* CHALLENGE
Carry none of the pictures over; set down the material below exactly.

* STORED DATA
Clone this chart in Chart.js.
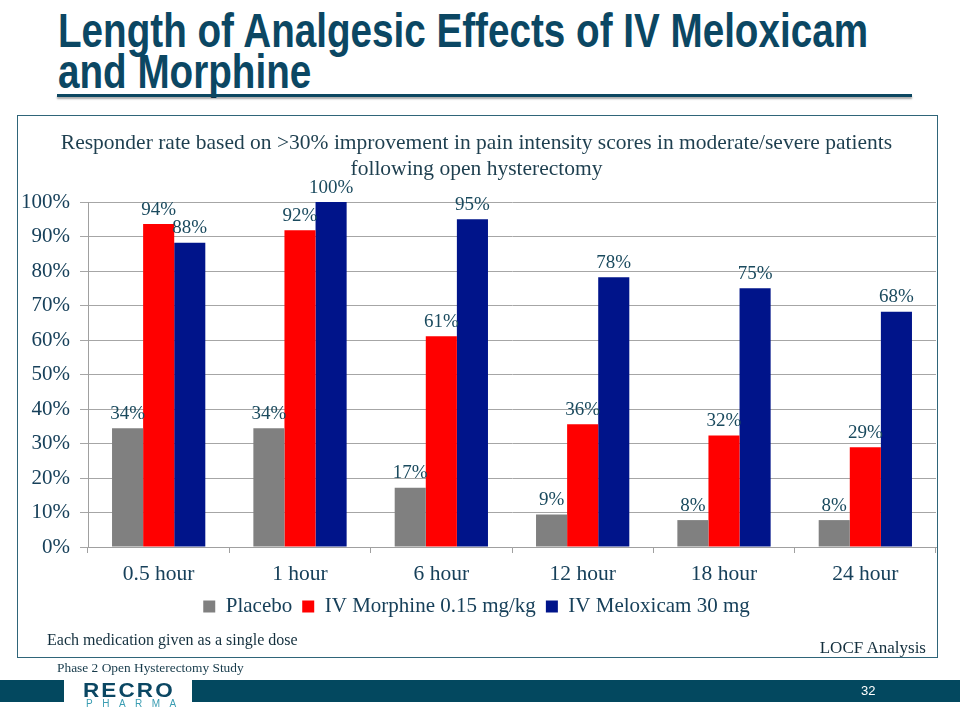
<!DOCTYPE html>
<html>
<head>
<meta charset="utf-8">
<script src="https://cdn.jsdelivr.net/npm/chart.js@4.4.1/dist/chart.umd.min.js"></script>
<style>
  html, body { margin:0; padding:0; background:#ffffff; }
  body { width:960px; height:720px; position:relative; overflow:hidden; font-family:"Liberation Serif", serif; }
  #title { position:absolute; left:58px; top:10px; font-family:"Liberation Sans", Arial, sans-serif; font-weight:bold; font-size:48px; line-height:41px; color:#0b4763; white-space:nowrap; transform-origin:0 0; }
  #rule { position:absolute; left:57px; top:94px; width:855px; height:3px; background:#0c4761; box-shadow:0 2px 2px rgba(0,0,0,0.35); }
  #box { position:absolute; left:17px; top:115px; width:919px; height:541px; border:1px solid #2f6579; }
  #chartWrap { position:absolute; left:17px; top:115px; width:920px; height:542px; }
  .note { position:absolute; color:#132f3d; white-space:nowrap; }
  #bar1 { position:absolute; left:0; top:680px; width:64px; height:22px; background:#03485f; }
  #bar2 { position:absolute; left:192px; top:680px; width:768px; height:22px; background:#03485f; }
  #recro { position:absolute; left:83px; top:678px; font-family:"Liberation Sans", Arial, sans-serif; font-weight:900; font-size:21px; letter-spacing:2px; color:#0b4763; transform:scaleX(1.07); transform-origin:0 0; }
  #pharma { position:absolute; left:86px; top:698px; font-family:"Liberation Sans", Arial, sans-serif; font-size:10px; letter-spacing:9.5px; color:#3a9db2; }
  #pg { position:absolute; left:861px; top:683px; font-family:"Liberation Sans", Arial, sans-serif; font-size:13px; color:#ffffff; }
</style>
</head>
<body>
<div id="title"><span id="t1">Length of Analgesic Effects of IV Meloxicam</span><br><span>and Morphine</span></div>
<div id="rule"></div>
<div id="box"></div>
<div id="chartWrap"><canvas id="c" width="920" height="542"></canvas></div>
<div class="note" style="left:47px; top:631px; font-size:16px;">Each medication given as a single dose</div>
<div class="note" style="right:34px; top:638px; font-size:17px;">LOCF Analysis</div>
<div class="note" style="left:57px; top:660px; font-size:13.4px; color:#163a4a;">Phase 2 Open Hysterectomy Study</div>
<div id="bar1"></div>
<div id="bar2"></div>
<div id="recro">RECRO</div>
<div id="pharma">PHARMA</div>
<div id="pg">32</div>
<script>
// ---- data ----
const categories = ["0.5 hour", "1 hour", "6 hour", "12 hour", "18 hour", "24 hour"];
const placebo    = [34.4, 34.4, 17.2, 9.4, 7.8, 7.8];
const morphine   = [93.6, 91.8, 61.1, 35.6, 32.3, 28.9];
const meloxicam  = [88.2, 100, 95.0, 78.2, 75.0, 68.2];
const seriesNames = ["Placebo", "IV Morphine 0.15 mg/kg", "IV Meloxicam 30 mg"];
const chartTitle = ["Responder rate based on >30% improvement in pain intensity scores in moderate/severe patients", "following open hysterectomy"];

// fit title width
(function(){
  const t1 = document.getElementById('t1');
  const w = t1.getBoundingClientRect().width;
  const k = 810 / w;
  document.getElementById('title').style.transform = 'scaleX(' + k + ')';
})();

const textColor = '#17405a';
const serif = '"Liberation Serif", "Times New Roman", serif';

const valueLabels = {
  id: 'valueLabels',
  afterDatasetsDraw(chart) {
    const ctx = chart.ctx;
    ctx.save();
    ctx.font = '19px ' + serif;
    ctx.fillStyle = '#1a4a5e';
    ctx.textAlign = 'center';
    ctx.textBaseline = 'bottom';
    chart.data.datasets.forEach((ds, i) => {
      const meta = chart.getDatasetMeta(i);
      meta.data.forEach((el, j) => {
        ctx.fillText(Math.round(ds.data[j]) + '%', el.x, el.y - 5);
      });
    });
    ctx.restore();
  }
};

new Chart(document.getElementById('c'), {
  type: 'bar',
  data: {
    labels: categories,
    datasets: [
      { label: seriesNames[0], data: placebo,   backgroundColor: '#808080' },
      { label: seriesNames[1], data: morphine,  backgroundColor: '#ff0000' },
      { label: seriesNames[2], data: meloxicam, backgroundColor: '#00148a' }
    ]
  },
  options: {
    responsive: false,
    animation: false,
    events: [],
    datasets: { bar: { categoryPercentage: 0.66, barPercentage: 1.0, borderWidth: 0 } },
    layout: { padding: { left: 0, right: 1, top: 0, bottom: 30 } },
    plugins: {
      tooltip: { enabled: false },
      title: {
        display: true,
        text: chartTitle,
        color: '#1e3f4f',
        font: { family: serif, size: 21.5, weight: 'normal', lineHeight: 1.21 },
        padding: { top: 15, bottom: 20 }
      },
      legend: {
        display: true,
        position: 'bottom',
        labels: {
          color: textColor,
          font: { family: serif, size: 21 },
          boxWidth: 12, boxHeight: 12,
          padding: 10
        }
      }
    },
    scales: {
      x: {
        grid: { drawOnChartArea: false, drawTicks: true, tickLength: 6, color: '#a0a0a0' },
        border: { color: '#a0a0a0' },
        ticks: { color: textColor, font: { family: serif, size: 21.5 }, padding: 8 },
        afterFit(s) { s.height = 39; }
      },
      y: {
        min: 0, max: 100,
        grid: { color: '#a6a6a6', tickLength: 8 },
        border: { color: '#a0a0a0' },
        ticks: { stepSize: 10, color: textColor, font: { family: serif, size: 21 }, padding: 10,
                 callback: v => v + '%' },
        afterFit(s) { s.width = 71; }
      }
    }
  },
  plugins: [valueLabels]
});
</script>
</body>
</html>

* FINISHED ANSWER
Clone this chart in Chart.js.
<!DOCTYPE html>
<html>
<head>
<meta charset="utf-8">
<script src="https://cdn.jsdelivr.net/npm/chart.js@4.4.1/dist/chart.umd.min.js"></script>
<style>
  html, body { margin:0; padding:0; background:#ffffff; }
  body { width:960px; height:720px; position:relative; overflow:hidden; font-family:"Liberation Serif", serif; }
  #title { position:absolute; left:58px; top:10px; font-family:"Liberation Sans", Arial, sans-serif; font-weight:bold; font-size:48px; line-height:41px; color:#0b4763; white-space:nowrap; transform-origin:0 0; }
  #rule { position:absolute; left:57px; top:94px; width:855px; height:3px; background:#0c4761; box-shadow:0 2px 2px rgba(0,0,0,0.35); }
  #box { position:absolute; left:17px; top:115px; width:919px; height:541px; border:1px solid #2f6579; }
  #chartWrap { position:absolute; left:17px; top:115px; width:920px; height:542px; }
  .note { position:absolute; color:#132f3d; white-space:nowrap; }
  #bar1 { position:absolute; left:0; top:680px; width:64px; height:22px; background:#03485f; }
  #bar2 { position:absolute; left:192px; top:680px; width:768px; height:22px; background:#03485f; }
  #recro { position:absolute; left:83px; top:678px; font-family:"Liberation Sans", Arial, sans-serif; font-weight:900; font-size:21px; letter-spacing:2px; color:#0b4763; transform:scaleX(1.07); transform-origin:0 0; }
  #pharma { position:absolute; left:86px; top:698px; font-family:"Liberation Sans", Arial, sans-serif; font-size:10px; letter-spacing:9.5px; color:#3a9db2; }
  #pg { position:absolute; left:861px; top:683px; font-family:"Liberation Sans", Arial, sans-serif; font-size:13px; color:#ffffff; }
</style>
</head>
<body>
<div id="title"><span id="t1">Length of Analgesic Effects of IV Meloxicam</span><br><span>and Morphine</span></div>
<div id="rule"></div>
<div id="box"></div>
<div id="chartWrap"><canvas id="c" width="920" height="542"></canvas></div>
<div class="note" style="left:47px; top:631px; font-size:16px;">Each medication given as a single dose</div>
<div class="note" style="right:34px; top:638px; font-size:17px;">LOCF Analysis</div>
<div class="note" style="left:57px; top:660px; font-size:13.4px; color:#163a4a;">Phase 2 Open Hysterectomy Study</div>
<div id="bar1"></div>
<div id="bar2"></div>
<div id="recro">RECRO</div>
<div id="pharma">PHARMA</div>
<div id="pg">32</div>
<script>
// ---- data ----
const categories = ["0.5 hour", "1 hour", "6 hour", "12 hour", "18 hour", "24 hour"];
const placebo    = [34.4, 34.4, 17.2, 9.4, 7.8, 7.8];
const morphine   = [93.6, 91.8, 61.1, 35.6, 32.3, 28.9];
const meloxicam  = [88.2, 100, 95.0, 78.2, 75.0, 68.2];
const seriesNames = ["Placebo", "IV Morphine 0.15 mg/kg", "IV Meloxicam 30 mg"];
const chartTitle = ["Responder rate based on >30% improvement in pain intensity scores in moderate/severe patients", "following open hysterectomy"];

// fit title width
(function(){
  const t1 = document.getElementById('t1');
  const w = t1.getBoundingClientRect().width;
  const k = 810 / w;
  document.getElementById('title').style.transform = 'scaleX(' + k + ')';
})();

const textColor = '#17405a';
const serif = '"Liberation Serif", "Times New Roman", serif';

const valueLabels = {
  id: 'valueLabels',
  afterDatasetsDraw(chart) {
    const ctx = chart.ctx;
    ctx.save();
    ctx.font = '19px ' + serif;
    ctx.fillStyle = '#1a4a5e';
    ctx.textAlign = 'center';
    ctx.textBaseline = 'bottom';
    chart.data.datasets.forEach((ds, i) => {
      const meta = chart.getDatasetMeta(i);
      meta.data.forEach((el, j) => {
        ctx.fillText(Math.round(ds.data[j]) + '%', el.x, el.y - 5);
      });
    });
    ctx.restore();
  }
};

new Chart(document.getElementById('c'), {
  type: 'bar',
  data: {
    labels: categories,
    datasets: [
      { label: seriesNames[0], data: placebo,   backgroundColor: '#808080' },
      { label: seriesNames[1], data: morphine,  backgroundColor: '#ff0000' },
      { label: seriesNames[2], data: meloxicam, backgroundColor: '#00148a' }
    ]
  },
  options: {
    responsive: false,
    animation: false,
    events: [],
    datasets: { bar: { categoryPercentage: 0.66, barPercentage: 1.0, borderWidth: 0 } },
    layout: { padding: { left: 0, right: 1, top: 0, bottom: 30 } },
    plugins: {
      tooltip: { enabled: false },
      title: {
        display: true,
        text: chartTitle,
        color: '#1e3f4f',
        font: { family: serif, size: 21.5, weight: 'normal', lineHeight: 1.21 },
        padding: { top: 15, bottom: 20 }
      },
      legend: {
        display: true,
        position: 'bottom',
        labels: {
          color: textColor,
          font: { family: serif, size: 21 },
          boxWidth: 12, boxHeight: 12,
          padding: 10
        }
      }
    },
    scales: {
      x: {
        grid: { drawOnChartArea: false, drawTicks: true, tickLength: 6, color: '#a0a0a0' },
        border: { color: '#a0a0a0' },
        ticks: { color: textColor, font: { family: serif, size: 21.5 }, padding: 8 },
        afterFit(s) { s.height = 39; }
      },
      y: {
        min: 0, max: 100,
        grid: { color: '#a6a6a6', tickLength: 8 },
        border: { color: '#a0a0a0' },
        ticks: { stepSize: 10, color: textColor, font: { family: serif, size: 21 }, padding: 10,
                 callback: v => v + '%' },
        afterFit(s) { s.width = 71; }
      }
    }
  },
  plugins: [valueLabels]
});
</script>
</body>
</html>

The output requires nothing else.